Depending on how exactly the regex is implemented, this may go as follows (I have not verified this,
just an assumption / a guess).
=> That is, if the regex engine does not do any optimizations to the pattern.
.+ Will find every space (starting with the last) => This are over 300 spaces
=> The
entire rest of the regex, must run over 300 times (unless it matches a result)
(.+)\. Will find dots. => there are 216 dots.
=> Note that any dot that was found after the last space, will be found again after any other space.
So in the first of the above 300 loops, none may be found.
But going back for each of that 300 loops increasingly more dots are to be found, until all of them are found.
=> Assuming an equal distribution (not checked), that makes an
average of 100 dots found, in each of the above 300 loops.
The rest of the regex therefore
runs 30000 times.
(.+) GAGAL\. <space>GAGAL does not exist.

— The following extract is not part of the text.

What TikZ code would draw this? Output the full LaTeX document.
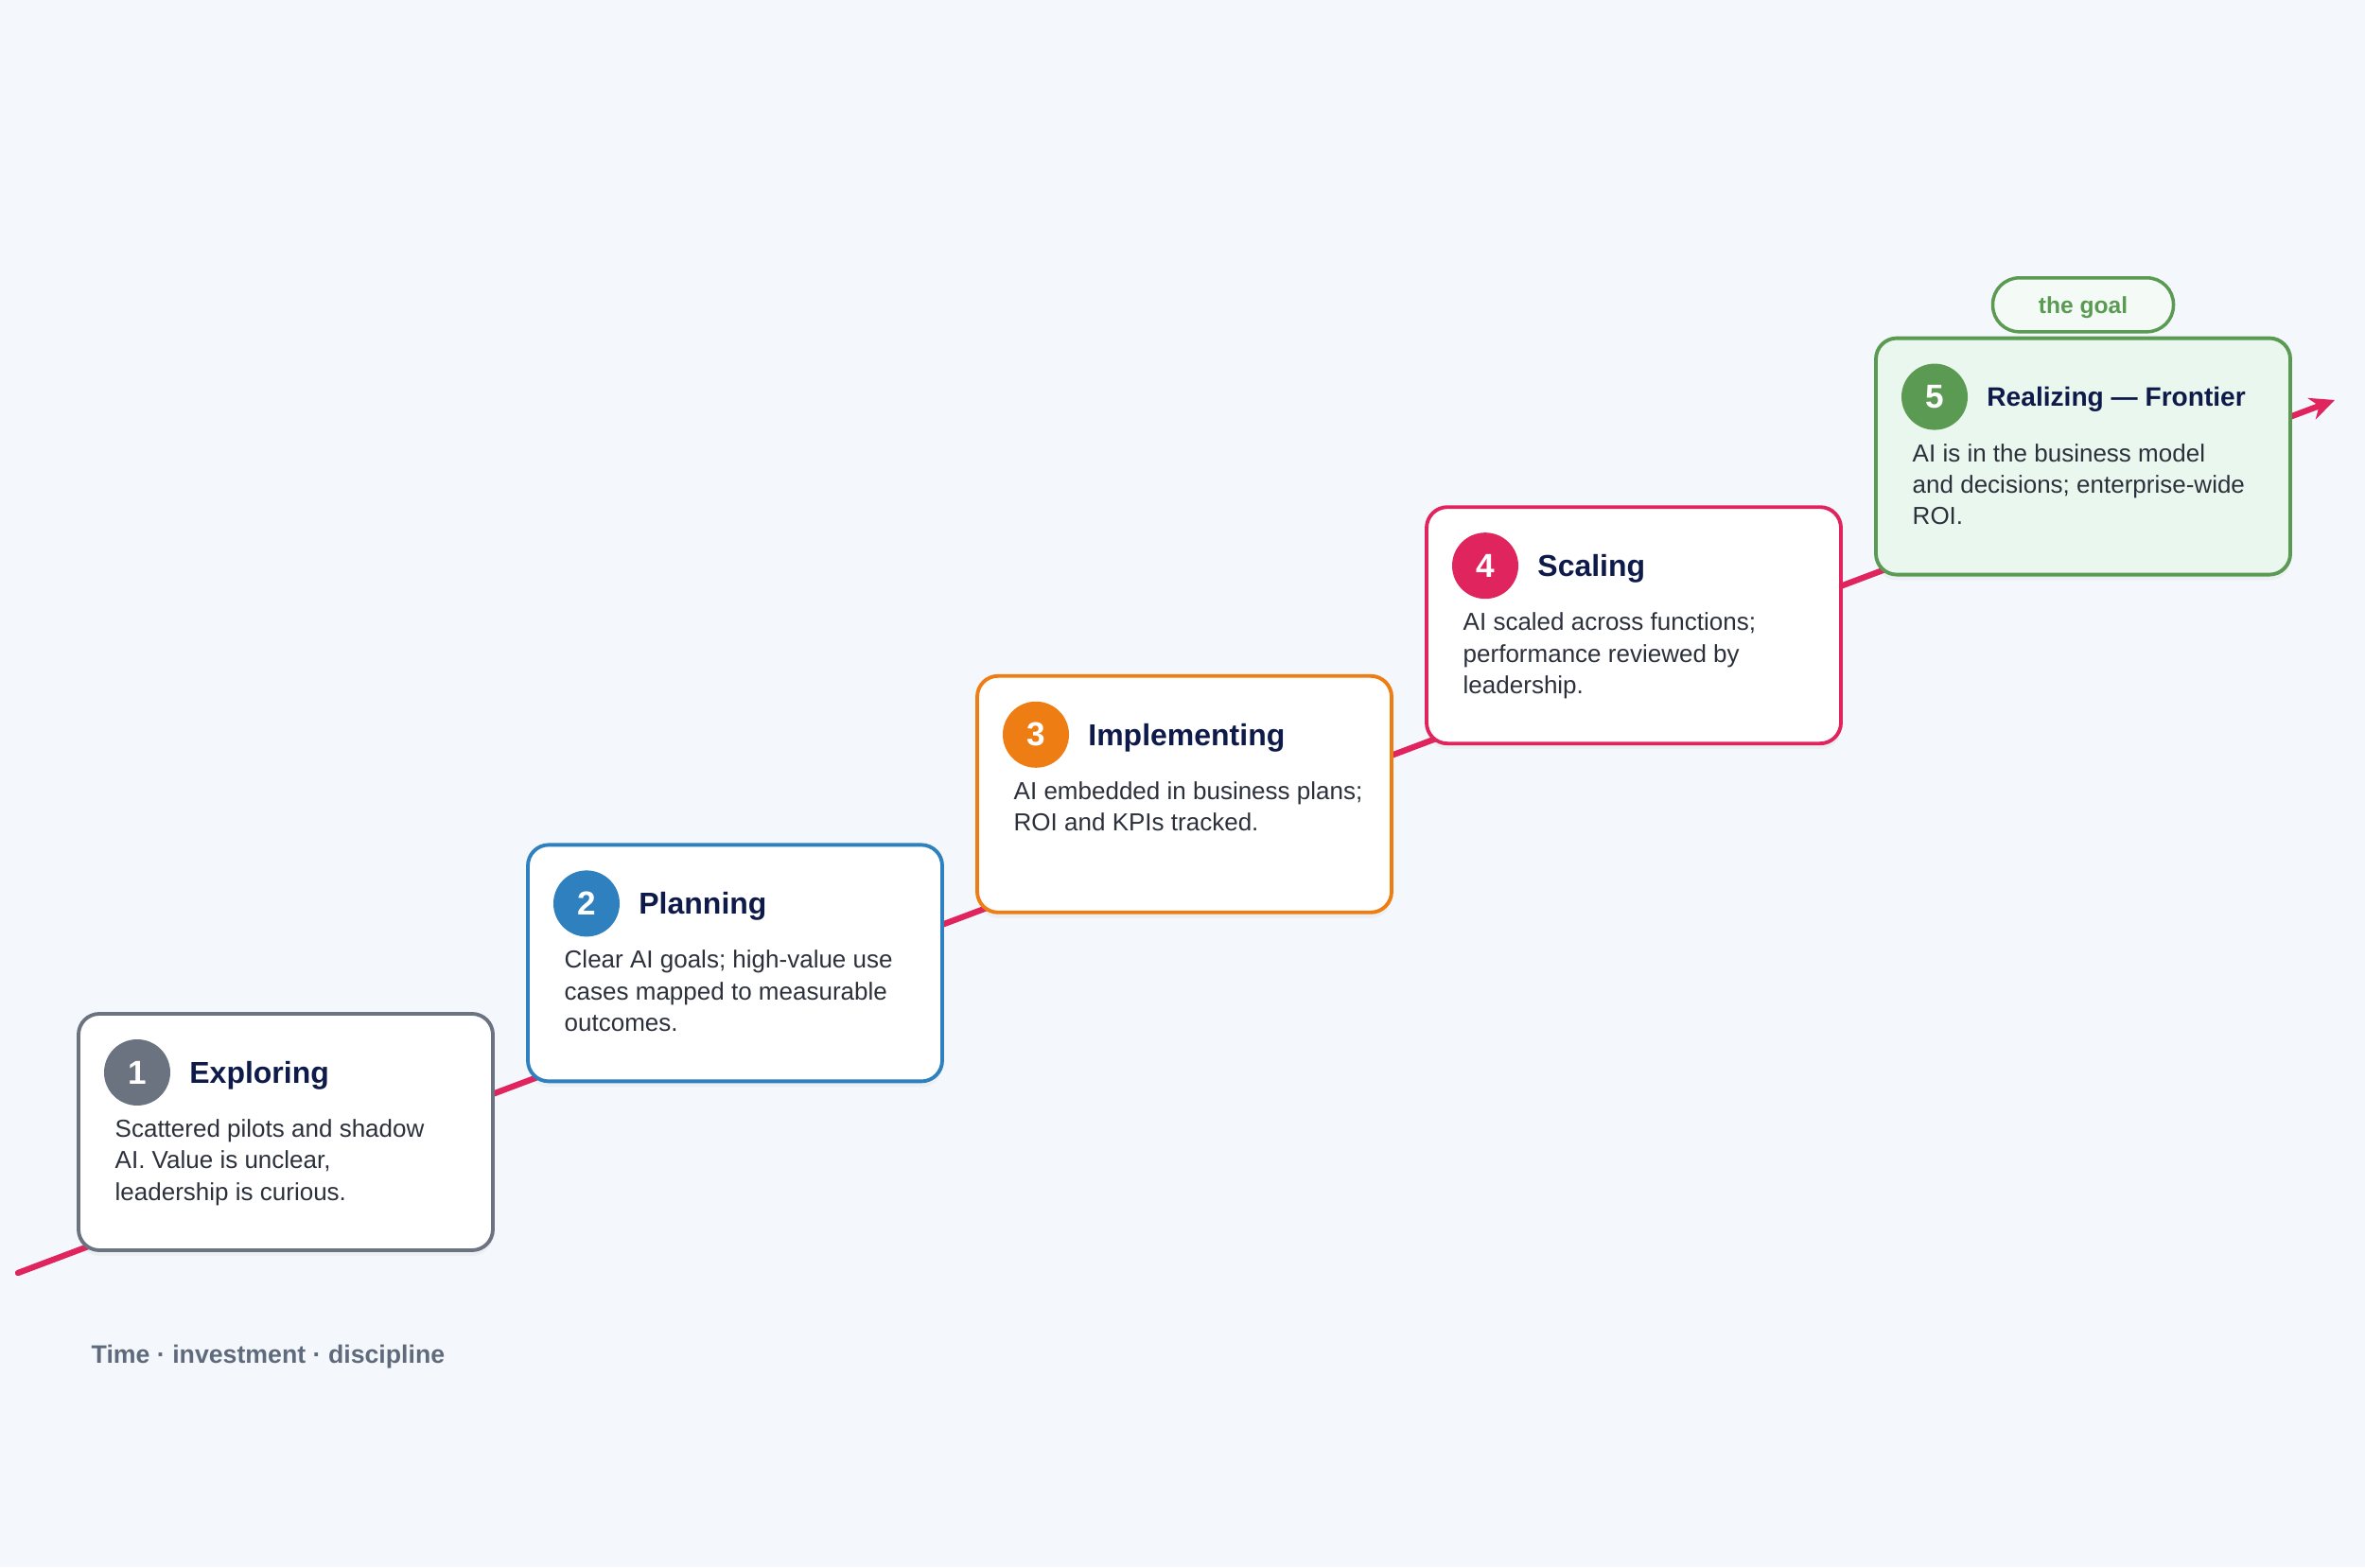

But that needs to be checked 30000 times on substring of your text.
Each substrings having a length between 1 and 4000, avg 2000.
=> so 30000 * 2000 comparisons are required to check this.
=> That are 60000000 =
60 million checks.
About optimizations: Perl's regex (which is highly optimized) scans the above in no time at all. However, only if case-sensitive.
Specifying the "i" modifier, and it takes forever too.